Long-Run Capacity Planning

A criticism of deregulation proposals in the electric power industry is that an unregulated market may be less efficient than an administered market in planning capacity additions to meet demands. This argument would have little basis if futures markets existed for electric power, but they do not and their appearance is not likely (a deregulated market is more likely to develop long-term contracts for electric Power supply, with elements similar to those suggested in this proposal). Furthermore, for large capacity additions, the market criteria for profitability do not coincide with the social calculus for an efficient investment. The market compares total present-value revenues against total present-value costs. The social calculation relies on total present-value benefits, which exceed the revenues earned for a large increment to capacity.

For these reasons it may be desirable for a regulatory body to retain some control over the amount of planned capacity additions. The price guarantee provides a means by which this may be accomplished. By increasing or decreasing the guarantee price and the share a regulator can control the amount of capacity additions by altering the profitability of new investment.

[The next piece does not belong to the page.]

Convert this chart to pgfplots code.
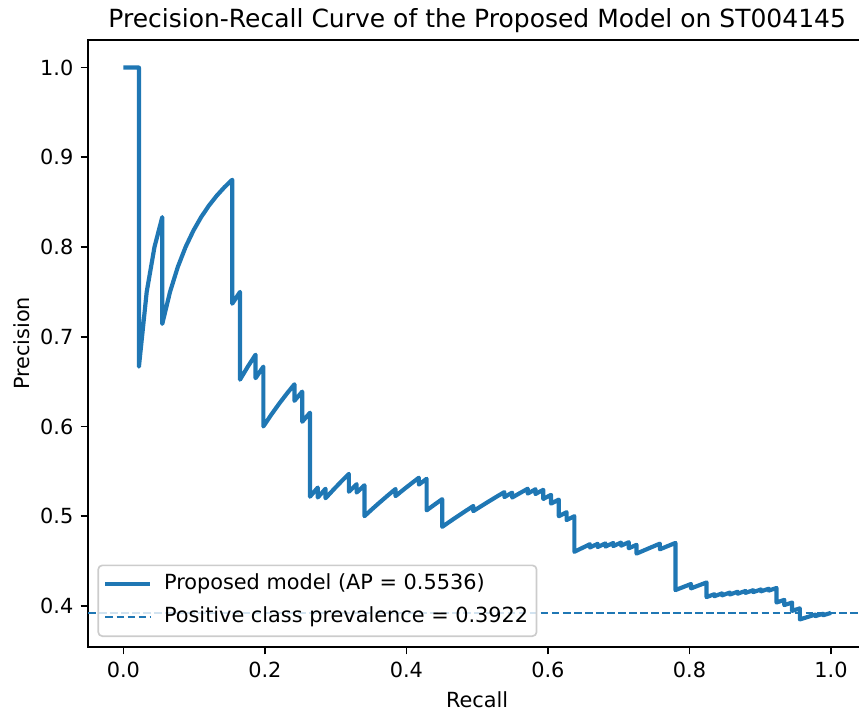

Standard Offer No. 4 has been held as an example of the problems of offering a guaranteed price. Reserve margins in the next decade are expected to be adequate and the amount of independent power responding to the price offer will be a surplus on the electric power market. If this is true, it merely argues that the guaranteed price is too high. In practice the guarantee price should be flexible, adjusting to match perceived capacity needs with indicated supplies.

Electric Power Tariff Structure

The proposed pricing schemes affect only the supply side of the electric Power market. Regulators are free to choose customer prices at will, subject to the constraint that revenues are sufficient to cover costs (if the regulatory commission cannot run a deficit). Another constraint on the regulatory commission is that the price structure should not encourage end users to abandon the public supply system and produce for their own needs. This bypass problem is an indication that some consumers are subsidizing others (because they are paying more than their "stand-alone" cost of supply), and it is already emerging as an important issue in electric power regulation (see Chapter 4).

Cross-subsidization is endemic to regulated industries; indeed, some would say it is basic to the regulatory process. Posner (1971) describes regulation as an institution that allows a system of taxation and subsidies. Much of the cross-subsidization present in regulated electric power tariffs would be eliminated if the electric power industry were opened to competition. A free market would bring supplies to those customers who are paying more than their incremental cost of production, at the expense of those who are paying less.

Cross-subsidies exist sometimes for political reasons, but other times for reasons of perceived fairness. Complete abandonment of the power to cross-subsidize would eliminate the flexibility to respond to these concerns. The proposed pricing system preserves some regulatory flexibility for end-user pricing, although constrained by market realities.

PURPA may revitalize the electric power industry, bringing new technology and new vigor to the market. It also may bring a return to the early years of this century, when a proliferation of backyard power plants of inefficient scale with quickly obsolete technology interrupted the development of a new industry. The pricing proposal described here provides an opportunity to extend the structural changes inherent in PURPA to the industry at large. The proposal would avoid a regulatory system that discriminates against particular generation technologies and replaces it with a system that allows competition among all potential suppliers of electric power, while retaining important aspects of regulatory oversight for the planning of electric power supply and for fairness (consistent with costs) in the pricing of electric power.